Limousine Lockout

June 1, 2011

Until recently, Nashville, Tenn., was a city with a vibrant transportation network.  Robust competition between taxicabs and the Music City’s many limousine and sedan services meant you could take a cab from downtown to the airport for just $25, or you could pay the same price to go in a limo or sedan.  As a result, everyday people in Nashville could hire a luxury car to get them to work or to take them out on the town.

But in June 2010, Nashville passed a series of regulations designed to prevent limos, sedans and taxicabs from competing with each other.  Today, consumers and transportation entrepreneurs are paying the price.  Nashville’s new regulations require limo and sedan operators to charge a minimum of $45 per trip—an 80 percent increase on their average fare.
Additionally, car services (as limos and sedans are collectively called) cannot use leased vehicles, but must hold the title; they must dispatch only from their place of business and wait a minimum of 15 minutes before picking up passengers, delaying response times; they cannot park or wait at any place of public accommodation, such as a hotel or bar; and, as of January 2012, they cannot put any vehicle into service if it is more than five years old, no matter how well-maintained it is, and they will have to take cars out of service once they are more than seven years old (or ten years old for a limo).

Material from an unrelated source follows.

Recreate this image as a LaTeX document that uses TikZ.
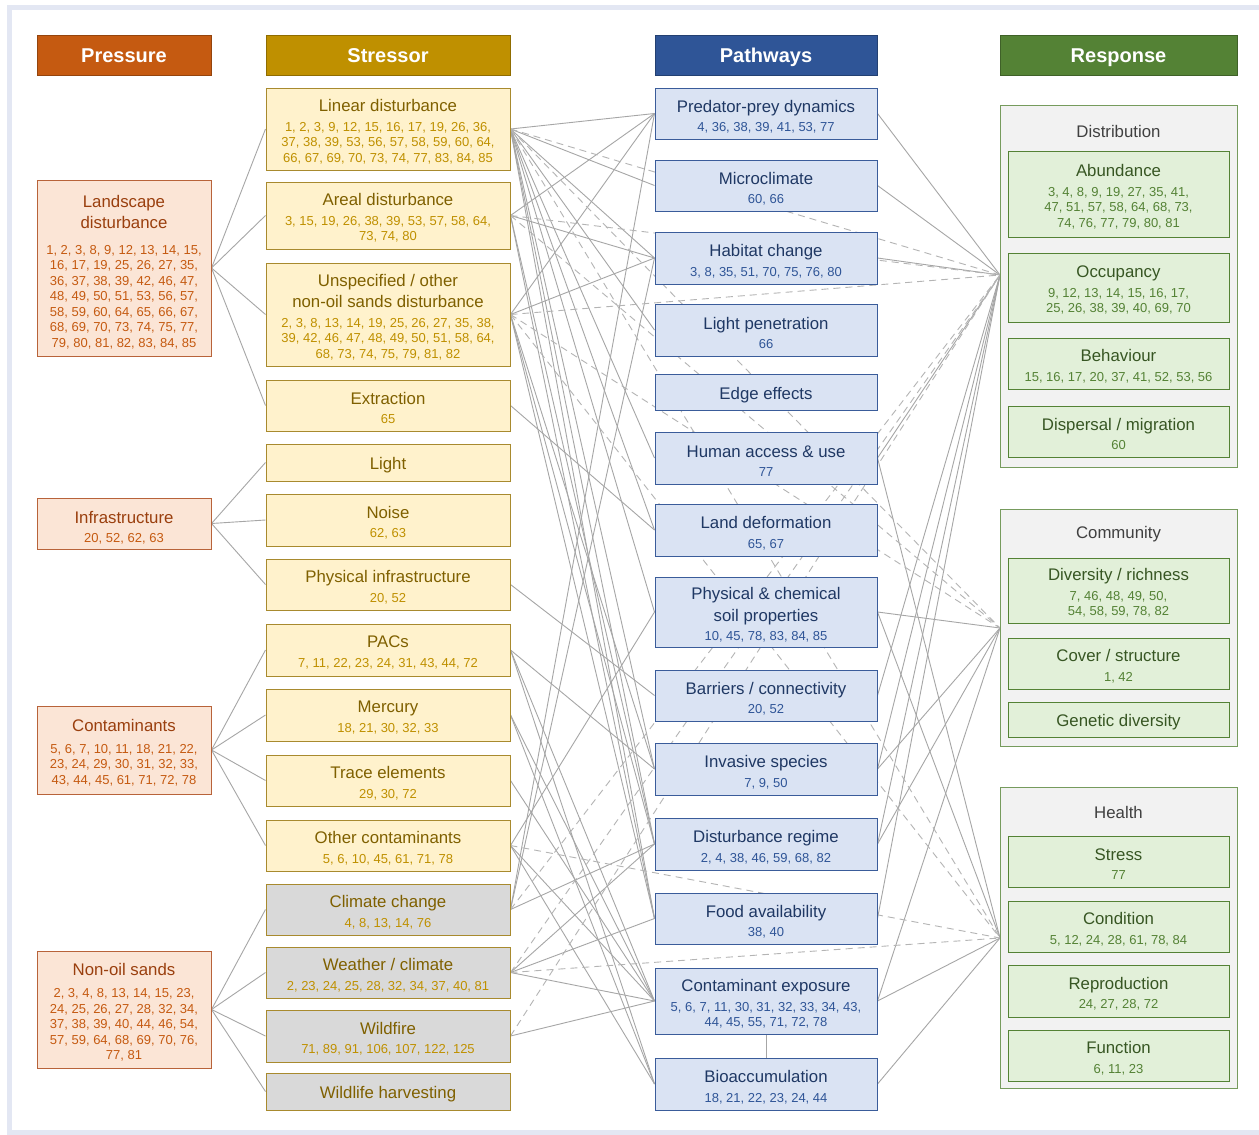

These regulations have nothing to do with public health or safety; they have everything to do with economic protectionism.  The trade group representing Nashville’s most expensive limo companies was so closely involved in the genesis of these regulations that its president claims to have written them.  “Not many organizations get the opportunity to contribute and steer the actual content and wording of pending legislation,” he said.  “It’s a win-win.”

But the new regulations are anything but a “win” for affordable car services and their customers.  A number of transportation businesses, burdened with these pointless requirements, have simply shut down.  Nashvillians who use limos and sedans are being forced to take taxicabs or spend double for exactly the same service.

Now, with the help of the Institute for Justice, affordable limo and sedan operators are suing Nashville in federal court, seeking an injunction to stop the new regulations.  This case will build on IJ’s landmark 2002 victory against Tennessee’s funeral director cartel, which wanted to keep casket retailing all to itself.  That case—which was the first federal appeals court victory for economic liberty since the New Deal—established that economic protectionism is never a legitimate function of government.

Similarly, Nashville cannot put affordable limo and sedan companies out of business just to help out their expensive competitors.  There must be a legitimate public health or safety reason for regulations, and, in this case, there are none.

This is another sad example of what happens when public power is used for private gain.  But we are going to put a stop to that.  Consumers, not the government, should pick winners and losers in the marketplace.  The Institute for Justice will continue to work to vindicate that principle.